Most standard private labeling canteen programs start at 1,000 to 3,000 units per SKU. If the model is stock-supported, some Zhejiang canteen manufacturers will accept 500 units, but expect a 10% to 18% price increase. New lid tooling, special finishes, or unique cartons usually push MOQ back up. For mixed-color programs, many factories still require 1,000 per color if you want stable pricing. Always ask whether the MOQ is per model, per logo, or per color, because those are not the same thing.
How much does a custom canteen cost from China?
For a basic steel custom canteen, FOB China pricing often starts around USD 1.20 to 1.80 for blank stock-style units. Add one-color logo decoration and you may land around USD 1.35 to 2.10. A more retail-ready customized canteen with powder coat, better lid, and color box can reach USD 2.40 to 3.80. If you need thicker 0.6 mm steel or a premium custom growler structure, the price will go higher. Shipping, duties, and packaging are separate, so do not compare factory price alone.

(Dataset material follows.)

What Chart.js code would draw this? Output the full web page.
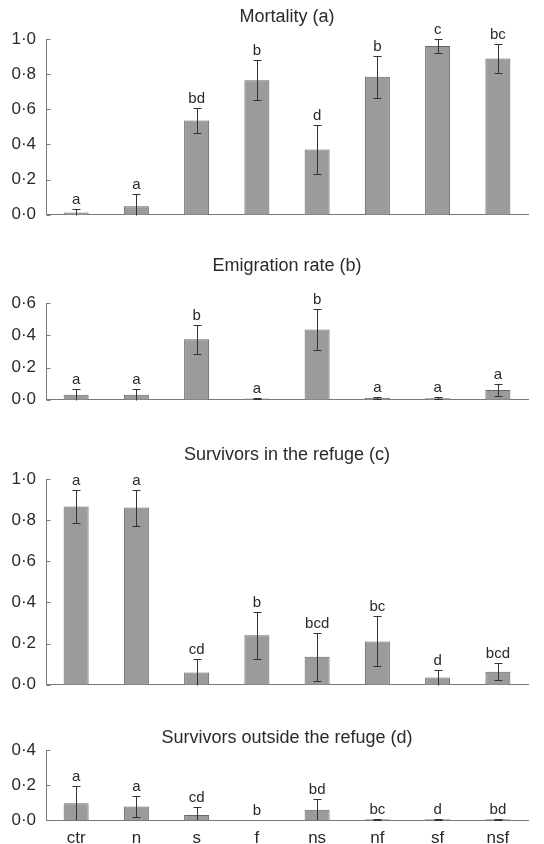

What compliance documents should I ask for?
Ask for material declarations, food-contact support documents, coating statements, and test reports for the exact item or a matched platform. For Europe, REACH-related support is important. For North America, importers often want FDA-related material support and clear traceability. If the canteen factory uses outside printing or cap suppliers, request confirmation for those components too. A good canteen supplier should also support AQL inspection reports, carton packing lists, and lot coding. If they hesitate, that is a warning sign.
Which decoration method is best for private label drinkware?
It depends on the channel. Silkscreen is usually the lowest cost for simple logos on a flat or gently curved area. Laser engraving is stronger for premium branding and does not wear off easily. Pad print works when the surface is small or highly curved. UV print is useful when you need color detail, but you should test abrasion resistance. For a private labeling canteen, one-color laser or silkscreen is often the best commercial choice because it keeps the quote predictable and the decoration durable.
Can I combine canteen custom and growler SKUs in one order?
Yes, but only if the factory uses compatible production lines and the order structure makes sense. Many buyers bundle a canteen custom line with a custom growler or customizable growler to share artwork, packaging, or shipping planning. The catch is MOQ by SKU still applies, so one mixed purchase does not always reduce the minimum for each item. It can help with freight efficiency, especially if the packaging sizes are aligned. Ask the canteen manufacturer to map carton dimensions and pallet loading before you confirm the PO.